La acción es al fin y al cabo inherente al mundo manifestado y mucho puede hacerse sin caer en el juego de la dualidad. Basta con cambiar la actitud con la que se aborda cada situación permitiendo que las cosas simplemente ocurran, sin esfuerzo, actuando conforme a los dictados del corazón, con la voluntad puesta en hacer el bien y sin esperar a cambio ninguna clase de reconocimiento ni halago.

“Un hombre tal, que ha renunciado al fruto de sus acciones, está siempre contento y libre de toda dependencia; y aunque interviene en la acción, él no actúa”. (Bhavagad Gita 4,20)
 
La manera de actuar es lo que revela la condición espiritual de una persona, así es que para convertirse enbodhisattva no es necesario tener que realizar grandes obras humanitarias. Al tratarse de un estado interior, será en su quehacer cotidiano cuando éste podrá ejercer como tal actuando con benevolencia, compasión y desapego. A menudo la única diferencia que hay entre un auténtico bodhisattva y una persona sencilla, humilde y de buen corazón que con su labor diaria contribuye al bien común, es el hecho de que el primero ya ha despertado de la ilusión de maya, lleva una vida interior mucho más consciente y no hay apego alguno en sus acciones.

Lo que impulsa a un bodhisattva a la acción no es un sentir de justicia sino de compasión.

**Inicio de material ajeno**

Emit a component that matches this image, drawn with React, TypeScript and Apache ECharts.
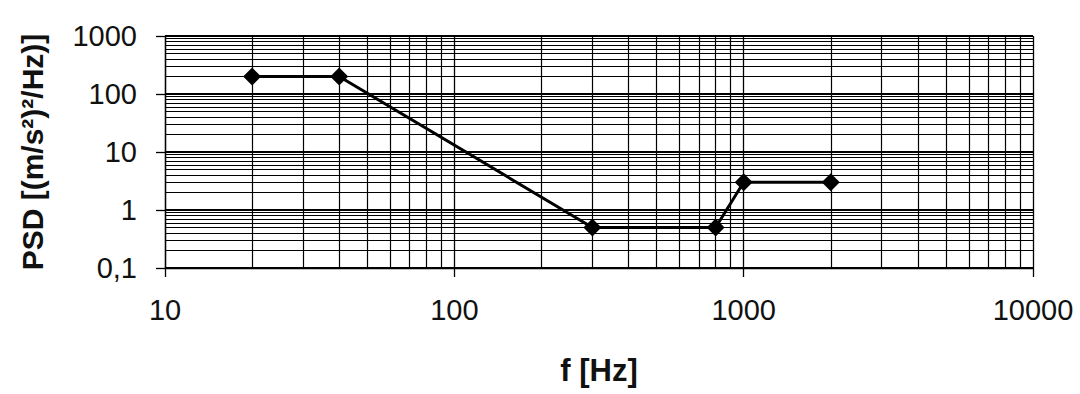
import React, { useEffect, useRef } from "react";
import * as echarts from "echarts";

const freqHz = [20, 40, 300, 800, 1000, 2000];
const psdValues = [200, 200, 0.5, 0.5, 3, 3];
const xMinorGrid = [20, 30, 40, 50, 60, 70, 80, 90, 200, 300, 400, 500, 600, 700, 800, 900, 2000, 3000, 4000, 5000, 6000, 7000, 8000, 9000];
const yMinorGrid = [0.2, 0.3, 0.4, 0.5, 0.6, 0.7, 0.8, 0.9, 2, 3, 4, 5, 6, 7, 8, 9, 20, 30, 40, 50, 60, 70, 80, 90, 200, 300, 400, 500, 600, 700, 800, 900];

const FONT = "'Liberation Sans', Arial, sans-serif";

const fmt = (v: number) => String(Number(v.toPrecision(6))).replace(".", ",");

export default function App() {
  const ref = useRef<HTMLDivElement>(null);
  useEffect(() => {
    document.body.style.margin = "0";
    if (!ref.current) return;
    const chart = echarts.init(ref.current, null, { renderer: "svg" });
    const points = freqHz.map((f, i) => [f, psdValues[i]]);
    const gridLines = [
      ...xMinorGrid.map((v) => ({ xAxis: v })),
      ...yMinorGrid.map((v) => ({ yAxis: v })),
    ];
    chart.setOption({
      animation: false,
      backgroundColor: "#ffffff",
      grid: { left: 165, right: 47, top: 36, bottom: 126, containLabel: false },
      xAxis: {
        type: "log",
        logBase: 10,
        min: 10,
        max: 10000,
        name: "f [Hz]",
        nameLocation: "middle",
        nameGap: 87,
        nameTextStyle: { fontFamily: FONT, fontSize: 31, fontWeight: "bold", color: "#111" },
        axisLine: { show: true, lineStyle: { color: "#000", width: 1.3 } },
        axisTick: { show: true, inside: false, length: 9, lineStyle: { color: "#000", width: 1.3 } },
        axisLabel: { fontFamily: FONT, fontSize: 29, color: "#111", margin: 27, formatter: fmt },
        splitLine: { show: true, lineStyle: { color: "#000", width: 1.3 } },
      },
      yAxis: {
        type: "log",
        logBase: 10,
        min: 0.1,
        max: 1000,
        name: "PSD [(m/s²)²/Hz)]",
        nameLocation: "middle",
        nameGap: 118,
        nameTextStyle: { fontFamily: FONT, fontSize: 30, fontWeight: "bold", color: "#111" },
        axisLine: { show: true, lineStyle: { color: "#000", width: 1.3 } },
        axisTick: { show: true, inside: false, length: 9, lineStyle: { color: "#000", width: 1.3 } },
        axisLabel: { fontFamily: FONT, fontSize: 29, color: "#111", margin: 28, formatter: fmt },
        splitLine: { show: true, lineStyle: { color: "#000", width: 1.8 } },
      },
      series: [
        {
          type: "line",
          z: 1,
          data: points,
          symbol: "none",
          lineStyle: { opacity: 0 },
          silent: true,
          markLine: {
            silent: true,
            symbol: ["none", "none"],
            label: { show: false },
            lineStyle: { color: "#000", width: 1.2, type: "solid" },
            data: gridLines,
          },
        },
        {
          type: "line",
          z: 5,
          data: points,
          symbol: "diamond",
          symbolSize: [18, 18],
          itemStyle: { color: "#000" },
          lineStyle: { color: "#000", width: 3 },
        },
      ],
    });
    return () => chart.dispose();
  }, []);
  return <div ref={ref} style={{ width: 1080, height: 394 }} />;
}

Tal vez algunos de los cometidos que éstos llevan a cabo puedan tener una apariencia combativa, pero su finalidad será siempre en último término compasiva. Un bodhisattva es lo que en otras religiones también conocemos por el nombre de Santo, Profeta o Mahatma. Es decir, grandes almas al servicio de Dios y del hombre.

Y cuando la renuncia, la entrega y el desapego son definitivos, uno alcanza la budeidad sin tan siquiera proponérselo. Es la tan anhelada iluminación, un estado que no solamente destierra por completo el sufrimiento de nuestras vidas, sino que otorga la realización al Ser.

La cuestión es que al llegar a estas elevadas franjas de la esfera crística o búdica en las que uno obtiene al fin la iluminación, se considera que ya se ha alcanzado el Nirvana; es decir, que se ha logrado el prodigio de traer el Cielo a la Tierra.



El Nirvana no tiene una representación específica en los mundos celestiales, se corresponde más bien a un estado de profunda paz interior, quietud mental, gozo, felicidad y plenitud, fruto de la más sublime comunión divina. El Nirvana es el verdadero Cielo al que de un modo u otro aluden prácticamente todas las religiones en su sentido más místico y profundo.

Una manera gráfica de describir lo que significa alcanzar el estado nirvánico o de iluminación es recurrir a la famosa gota de agua que tras un largo viaje regresa al océano del que partió. Pero ocurre que para muchos ésta es una imagen que suscita más bien una sensación de pérdida que de plenitud puesto que ello sugiere un efecto de dilución. Es por tanto muy acertado el enfoque que algunos teósofos hacen al respecto cuando dicen:

“El efecto que produce conquistar un estado nirvánico no es el de la gota vertiéndose en el océano sino que es como si el mismo océano se vertiera en la gota y ésta por primera vez tomara conciencia de que ella es el océano”.

Esta es una buena manera de explicar que la Unión con Dios, con el Universo, con el Absoluto o como se le prefiera llamar, no supone perder la propia conciencia del Ser sino que es ésta en realidad la que se extiende hasta la Totalidad.